CO2 Conversion in Bioelectrochemical Systems
In bioelectrochemical CO2 conversion systems, hydrogen, oxygen, and CO2 are fed to microorganisms to produce organic compounds. Inline hydrogen measurement enabled:
- Monitoring of correct feed ratios
- Identification of process limitations
- Monitoring of explosion safety
- Real-time correlation with bacterial growth and product formation
The hydrogen sensor allowed dissolved H2 levels to be measured inline in real time.
Schoenmakers, Pierre, et al. "Isopropanol production from carbon dioxide by Cupriavidus necator using a zero-gap cell with culture broth as catholyte." iScience (2025)
Hydrogen Production from Artificial Enzymes
In research on sustainable hydrogen production using molecular catalysts based on Earth-abundant elements, the hydrogen sensor has been used to quantify hydrogen production in small volumes.

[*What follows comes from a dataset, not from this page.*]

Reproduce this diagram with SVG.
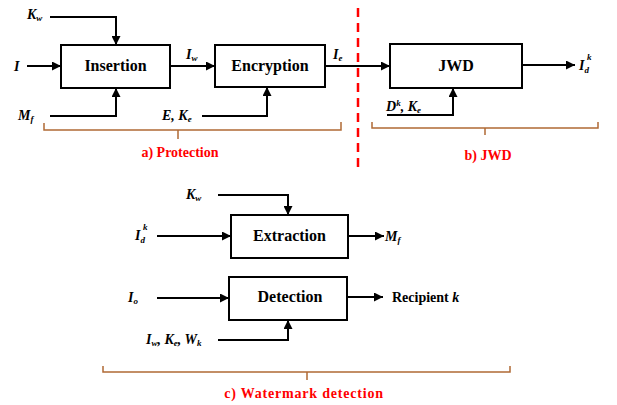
<svg xmlns="http://www.w3.org/2000/svg" width="617" height="405" viewBox="0 0 617 405">
<style>
text{font-family:'Liberation Serif','Times New Roman','DejaVu Serif',serif}
.box{fill:#fff;stroke:#000;stroke-width:2}
.ln{fill:none;stroke:#000;stroke-width:2}
.br{fill:none;stroke:#b06a35;stroke-width:1.5}
.t{font-weight:bold;font-size:16px;fill:#000}
.v{font-weight:bold;font-style:italic;font-size:14px;fill:#000}
.s{font-size:9px}
.cap{font-weight:bold;font-size:14px;fill:#ff0000}
</style>
<defs>
<marker id="ah" viewBox="0 0 10 10" refX="10" refY="5" markerWidth="4.5" markerHeight="4.5" orient="auto" markerUnits="strokeWidth">
<path d="M0,0 L10,5 L0,10 z" fill="#000"/>
</marker>
</defs>
<g id="connectors">
<path class="ln" d="M50,17 H116 V45" marker-end="url(#ah)"/>
<path class="ln" d="M27,66 H61" marker-end="url(#ah)"/>
<path class="ln" d="M50,116 H116 V88" marker-end="url(#ah)"/>
<path class="ln" d="M170,66 H215" marker-end="url(#ah)"/>
<path class="ln" d="M202,116 H267 V87" marker-end="url(#ah)"/>
<path class="ln" d="M325,66 H390" marker-end="url(#ah)"/>
<path class="ln" d="M522,65 H575" marker-end="url(#ah)"/>
<path class="ln" d="M387,115 H453 V88" marker-end="url(#ah)"/>
<path class="ln" d="M218,195 H288 V215" marker-end="url(#ah)"/>
<path class="ln" d="M157,236 H231" marker-end="url(#ah)"/>
<path class="ln" d="M348,236 H384" marker-end="url(#ah)"/>
<path class="ln" d="M157,298 H229" marker-end="url(#ah)"/>
<path class="ln" d="M347,297 H383" marker-end="url(#ah)"/>
<path class="ln" d="M218,340 H288 V320" marker-end="url(#ah)"/>
</g>
<line id="divider" x1="358" y1="8" x2="358" y2="170" stroke="#ff0000" stroke-width="2.5" stroke-dasharray="9,6"/>
<g id="insertion"><rect class="box" x="61" y="45" width="109" height="43"/><text class="t" x="115.5" y="71" text-anchor="middle">Insertion</text></g>
<g id="encryption"><rect class="box" x="215" y="45" width="110" height="42"/><text class="t" x="270" y="71" text-anchor="middle">Encryption</text></g>
<g id="jwd"><rect class="box" x="390" y="44" width="132" height="44"/><text class="t" x="456" y="71" text-anchor="middle">JWD</text></g>
<g id="extraction"><rect class="box" x="231" y="215" width="117" height="43"/><text class="t" x="289.5" y="241" text-anchor="middle">Extraction</text></g>
<g id="detection"><rect class="box" x="229" y="277" width="118" height="43"/><text class="t" x="290" y="302" text-anchor="middle">Detection</text></g>
<g id="labels">
<text class="v" x="27" y="19">K<tspan class="s" dy="2">w</tspan></text>
<text class="v" x="14" y="71">I</text>
<text class="v" x="18" y="120">M<tspan class="s" dy="2">f</tspan></text>
<text class="v" x="186" y="59">I<tspan class="s" dy="2">w</tspan></text>
<text class="v" x="162" y="120">E, K<tspan class="s" dy="2">e</tspan></text>
<text class="v" x="333" y="59">I<tspan class="s" dy="2">e</tspan></text>
<text class="v" x="579" y="70">I<tspan class="s" dy="3">d</tspan><tspan class="s" dx="-2" dy="-13">k</tspan></text>
<text class="v" x="386" y="111">D<tspan class="s" dy="-5">k</tspan><tspan dy="5">, K</tspan><tspan class="s" dy="2">e</tspan></text>
<text class="v" x="186" y="199">K<tspan class="s" dy="2">w</tspan></text>
<text class="v" x="135" y="240">I<tspan class="s" dy="3">d</tspan><tspan class="s" dx="-2" dy="-13">k</tspan></text>
<text class="v" x="385" y="241">M<tspan class="s" dy="2">f</tspan></text>
<text class="v" x="128" y="302">I<tspan class="s" dy="2">o</tspan></text>
<text class="t" x="392" y="302" style="font-size:14px">Recipient <tspan font-style="italic">k</tspan></text>
<text class="v" x="146" y="344">I<tspan class="s" dy="2">w</tspan><tspan dy="-2">, K</tspan><tspan class="s" dy="2">e</tspan><tspan dy="-2">, W</tspan><tspan class="s" dy="2">k</tspan></text>
</g>
<g id="braces">
<path class="br" d="M44,123 V130 H341 V122 M178,130 V139"/>
<path class="br" d="M372,122 V128 H598 V122 M485,128 V135"/>
<path class="br" d="M103,366 V372 H510 V366 M307,372 V380"/>
</g>
<g id="captions">
<text class="cap" x="180" y="157" text-anchor="middle">a) Protection</text>
<text class="cap" x="488" y="160" text-anchor="middle">b) JWD</text>
<text class="cap" x="304" y="398" text-anchor="middle" letter-spacing="0.8">c) Watermark detection</text>
</g>
</svg>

In one study, researchers engineered a novel enzyme to stabilize a cobaloxime catalyst and measured photocatalytic hydrogen production in solution. The hydrogen sensor was inserted into closed cuvettes, enabling real-time, ultrasensitive hydrogen quantification.
This approach allowed straightforward hydrogen measurement during electrochemical and light-induced water splitting experiments in small-volume systems. You can learn more in our application note: Hydrogen Production by a Fully De Novo Enzyme.
Berglund, Sigrid, et al. "Hydrogen production by a fully de novo enzyme." Dalton Transactions 53.31 (2024): 12905-12916.
Thermochemical Water Splitting Cycles
In thermochemical cycles for hydrogen production, inline hydrogen sensors mounted in flow cells were used to monitor hydrogen production during repeated cycles.
Hydrogen production performance across cycles could be evaluated, supporting optimization of material performance and process stability.
Torre, Francesco, et al. "Effect of atomic substitution on the sodium manganese ferrite thermochemical cycle for hydrogen production." Materials Today Energy 29 (2022): 101094.